• **WHAT YOU NEED TO DO**
Gather, from the data below, each line in which the word "chart" occurs.

• **DATA PROVIDED**
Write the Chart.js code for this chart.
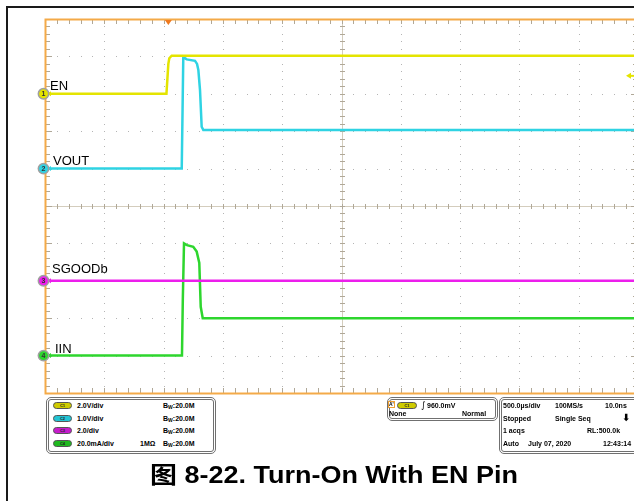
<!DOCTYPE html>
<html>
<head>
<meta charset="utf-8">
<script src="https://cdn.jsdelivr.net/npm/chart.js@4/dist/chart.umd.min.js"></script>
<style>
html,body{margin:0;padding:0;background:#fff;overflow:hidden;width:634px;height:501px;}
#wrap{position:relative;width:634px;height:501px;overflow:hidden;background:#fff;}
#frame{position:absolute;left:6px;top:6px;width:800px;height:600px;border-left:2px solid #1a1a1a;border-top:2px solid #1a1a1a;}
canvas{position:absolute;left:0;top:0;}
.t{position:absolute;white-space:nowrap;line-height:1;font-family:"Liberation Sans",Arial,sans-serif;color:#000;}
.b{font-weight:bold;}
.panel{position:absolute;box-sizing:border-box;border:3px double #707070;border-radius:5px;background:#fff;}
.chip{position:absolute;box-sizing:border-box;width:19px;height:7px;border-radius:4px;border:1px solid #555;font:bold 4px "Liberation Sans",Arial,sans-serif;line-height:5px;text-align:center;color:#222;}
</style>
</head>
<body>
<div id="wrap">
<div id="frame"></div>
<canvas id="c" width="660" height="501"></canvas>
<div id="overlay"></div>
</div>
<script>
// ---------- data ----------
const channelNames   = ["EN", "VOUT", "SGOODb", "IIN"];
const channelNumbers = ["1", "2", "3", "4"];
const channelScales  = [2.0, 1.0, 2.0, 20.0];   // units per division
const channelOffsets = [3, 1, -2, -4];          // divisions
const channelColors  = ["#e4e400", "#2fd3e3", "#ec1eec", "#2ed62e"];

// time in microseconds from the left edge of the screen (500 us/div)
const enTime   = [0, 1024, 1032, 1040, 1048, 1068, 5000];
const enVolts  = [0, 0, 0.8, 1.6, 1.9, 2.04, 2.04];

const voutTime  = [0, 1153, 1160, 1166, 1195, 1265, 1282, 1293, 1307, 1321, 1335, 5000];
const voutVolts = [0, 0, 1.6, 2.98, 2.92, 2.88, 2.80, 2.64, 2.10, 1.12, 1.03, 1.03];

const sgoodTime  = [0, 5000];
const sgoodVolts = [0, 0];

const iinTime      = [0, 1155, 1162, 1172, 1197, 1250, 1279, 1301, 1313, 1330, 5000];
const iinMilliamps = [0, 0, 30, 60, 59.1, 58.2, 55.6, 49.5, 26.1, 20, 20];

const triggerTime  = 1040;   // us
const triggerLevel = 0.96;   // V on C1
const triggerLabel = "960.0mV";

const scaleLabels = ["2.0V/div", "1.0V/div", "2.0/div", "20.0mA/div"];
const bandwidthLabel = "20.0M";
const timeReadout = [
  ["500.0µs/div", "100MS/s", "10.0ns"],
  ["Stopped", "Single Seq", ""],
  ["1 acqs", "", "RL:500.0k"],
  ["Auto", "July 07, 2020", "12:43:14"]
];
const caption = "图 8-22. Turn-On With EN Pin";

// ---------- build datasets ----------
const seriesTimes  = [enTime, voutTime, sgoodTime, iinTime];
const seriesValues = [enVolts, voutVolts, sgoodVolts, iinMilliamps];
const datasets = channelNames.map((name, k) => ({
  label: name,
  data: seriesTimes[k].map((t, i) => ({ x: t, y: channelOffsets[k] + seriesValues[k][i] / channelScales[k] })),
  borderColor: channelColors[k],
  borderWidth: 2.5,
  pointRadius: 0,
  tension: 0,
  fill: false
}));

const scopePlugin = {
  id: 'scope',
  beforeDatasetsDraw(chart) {
    const { ctx, chartArea: a, scales: { x, y } } = chart;
    ctx.save();
    // dotted graticule
    ctx.fillStyle = '#b4b4b4';
    for (let i = 1; i < 10; i++) {
      if (i === 5) continue;
      const px = Math.round(x.getPixelForValue(i * 500));
      for (let j = 1; j < 50; j++) {
        const py = Math.round(y.getPixelForValue(-5 + j * 0.2));
        ctx.fillRect(px, py, 1, 1);
      }
    }
    for (let i = -4; i <= 4; i++) {
      if (i === 0) continue;
      const py = Math.round(y.getPixelForValue(i));
      for (let j = 1; j < 50; j++) {
        const px = Math.round(x.getPixelForValue(j * 100));
        ctx.fillRect(px, py, 1, 1);
      }
    }
    // centre cross
    const cx = Math.round(x.getPixelForValue(2500)) + 0.5;
    const cy = Math.round(y.getPixelForValue(0)) + 0.5;
    ctx.strokeStyle = '#d4cdbd';
    ctx.lineWidth = 1;
    ctx.beginPath();
    ctx.moveTo(a.left, cy); ctx.lineTo(a.right, cy);
    ctx.moveTo(cx, a.top); ctx.lineTo(cx, a.bottom);
    ctx.stroke();
    // minor ticks
    ctx.strokeStyle = '#b0a898';
    ctx.beginPath();
    for (let j = 1; j < 50; j++) {
      const px = Math.round(x.getPixelForValue(j * 100)) + 0.5;
      ctx.moveTo(px, cy - 2.5); ctx.lineTo(px, cy + 2.5);
      ctx.moveTo(px, a.top); ctx.lineTo(px, a.top + 5);
      ctx.moveTo(px, a.bottom); ctx.lineTo(px, a.bottom - 5);
    }
    for (let j = 1; j < 50; j++) {
      const py = Math.round(y.getPixelForValue(-5 + j * 0.2)) + 0.5;
      ctx.moveTo(cx - 2.5, py); ctx.lineTo(cx + 2.5, py);
      const len = (j % 5 === 0) ? 7 : 5;
      ctx.moveTo(a.left, py); ctx.lineTo(a.left + len, py);
      ctx.moveTo(a.right, py); ctx.lineTo(a.right - len, py);
    }
    ctx.stroke();
    ctx.restore();
  },
  afterDatasetsDraw(chart) {
    const { ctx, chartArea: a, scales: { x, y } } = chart;
    ctx.save();
    // orange screen border
    ctx.strokeStyle = '#f4aa48';
    ctx.lineWidth = 2;
    ctx.strokeRect(a.left + 0.5, a.top + 0.5, a.right - a.left, a.bottom - a.top);
    // trigger position marker
    const tx = x.getPixelForValue(triggerTime);
    ctx.fillStyle = '#f07a1e';
    ctx.beginPath();
    ctx.moveTo(tx - 3.5, a.top + 1); ctx.lineTo(tx + 3.5, a.top + 1); ctx.lineTo(tx, a.top + 6);
    ctx.closePath(); ctx.fill();
    // trigger level arrow (C1)
    const ty = y.getPixelForValue(channelOffsets[0] + triggerLevel / channelScales[0]);
    ctx.fillStyle = channelColors[0];
    ctx.strokeStyle = channelColors[0];
    ctx.beginPath();
    ctx.moveTo(626, ty); ctx.lineTo(631, ty - 3); ctx.lineTo(631, ty + 3); ctx.closePath(); ctx.fill();
    ctx.lineWidth = 2;
    ctx.beginPath(); ctx.moveTo(630, ty); ctx.lineTo(a.right, ty); ctx.stroke();
    // channel ground markers
    channelNames.forEach((n, k) => {
      const py = y.getPixelForValue(channelOffsets[k]);
      ctx.fillStyle = channelColors[k];
      ctx.beginPath();
      ctx.moveTo(47, py); ctx.lineTo(51, py - 2.5); ctx.lineTo(51, py + 2.5); ctx.closePath(); ctx.fill();
      ctx.beginPath();
      ctx.arc(43.5, py, 5.2, 0, Math.PI * 2);
      ctx.fill();
      ctx.lineWidth = 1.5;
      ctx.strokeStyle = '#a0a0a0';
      ctx.stroke();
    });
    ctx.restore();
  }
};

const chart = new Chart(document.getElementById('c'), {
  type: 'line',
  data: { datasets },
  options: {
    responsive: false,
    animation: false,
    events: [],
    layout: { padding: { left: 45, top: 19, right: 22, bottom: 108 } },
    plugins: { legend: { display: false }, tooltip: { enabled: false } },
    scales: {
      x: { type: 'linear', min: 0, max: 5000, display: false },
      y: { type: 'linear', min: -5, max: 5, display: false }
    }
  },
  plugins: [scopePlugin]
});

// ---------- text overlay ----------
const ov = document.getElementById('overlay');
function txt(text, x, cy, size, bold, extra) {
  const d = document.createElement('div');
  d.className = 't' + (bold ? ' b' : '');
  d.style.left = x + 'px';
  d.style.top = (cy - size * 0.49) + 'px';
  d.style.fontSize = size + 'px';
  d.innerHTML = text;
  if (extra) Object.assign(d.style, extra);
  ov.appendChild(d);
  return d;
}
function box(cls, x, y, w, h, extra) {
  const d = document.createElement('div');
  d.className = cls;
  Object.assign(d.style, { left: x + 'px', top: y + 'px', width: w + 'px', height: h + 'px' }, extra || {});
  ov.appendChild(d);
  return d;
}

const ys = chart.scales.y;
const labelDx = [50, 53, 52, 55];
const labelDy = [-8.3, -8, -12.3, -7.6];
channelNames.forEach((n, k) => {
  const py = ys.getPixelForValue(channelOffsets[k]);
  txt(n, labelDx[k], py + labelDy[k], 13, false);
  txt(channelNumbers[k], 41.5, py, 7, true, { color: '#333' });
});

// left readout panel
box('panel', 46, 397, 170, 57);
const chipColors = ["#cfcb00", "#22c4d4", "#c61ccc", "#1fba1f"];
const rowY = [405.5, 418, 430.5, 443];
scaleLabels.forEach((s, k) => {
  const c = box('chip', 53, rowY[k] - 3.5, 19, 7, { background: chipColors[k] });
  c.textContent = 'C' + channelNumbers[k];
  txt(s, 77, rowY[k], 7, true);
  txt('B<sub style="font-size:5px;vertical-align:-1px">W</sub>:' + bandwidthLabel, 163, rowY[k], 7, true);
});
txt('1MΩ', 140, rowY[3], 7, true);

// trigger panel
box('panel', 387, 397, 111, 24);
box('', 388, 401, 7, 7, { position: 'absolute', boxSizing: 'border-box', border: '1px solid #f0a030', background: '#fff' });
txt("A'", 389, 404.5, 5, true);
const tc = box('chip', 397, 401.5, 20, 7, { background: chipColors[0] });
tc.textContent = 'C1';
txt('∫', 421, 405, 9, false, { fontFamily: '"DejaVu Sans",sans-serif' });
txt(triggerLabel, 427, 405, 7, true);
txt('None', 389, 413.5, 7, true);
txt('Normal', 462, 413.5, 7, true);

// time panel
box('panel', 499, 397, 160, 57);
const colX = [503, 555, 605];
timeReadout.forEach((row, r) => {
  row.forEach((s, c) => {
    if (!s) return;
    let x = colX[c];
    if (r === 2 && c === 2) x = 587;
    if (r === 3 && c === 1) x = 528;
    if (r === 3 && c === 2) x = 603;
    txt(s, x, rowY[r], 7, true);
  });
});
txt('⬇', 622, 418, 10, true, { fontFamily: '"DejaVu Sans",sans-serif' });

// caption
const cap = txt(caption, 150, 475.5, 23, true, { fontFamily: '"Liberation Sans",Arial,"Noto Sans CJK SC",sans-serif', transformOrigin: '0 50%' });
const w = cap.getBoundingClientRect().width;
cap.style.transform = 'scaleX(' + (368 / w) + ')';
</script>
</body>
</html>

• **CORRECT ANSWER**
Write the Chart.js code for this chart.
<script src="https://cdn.jsdelivr.net/npm/chart.js@4/dist/chart.umd.min.js"></script>
  beforeDatasetsDraw(chart) {
    const { ctx, chartArea: a, scales: { x, y } } = chart;
  afterDatasetsDraw(chart) {
    const { ctx, chartArea: a, scales: { x, y } } = chart;
const chart = new Chart(document.getElementById('c'), {
const ys = chart.scales.y;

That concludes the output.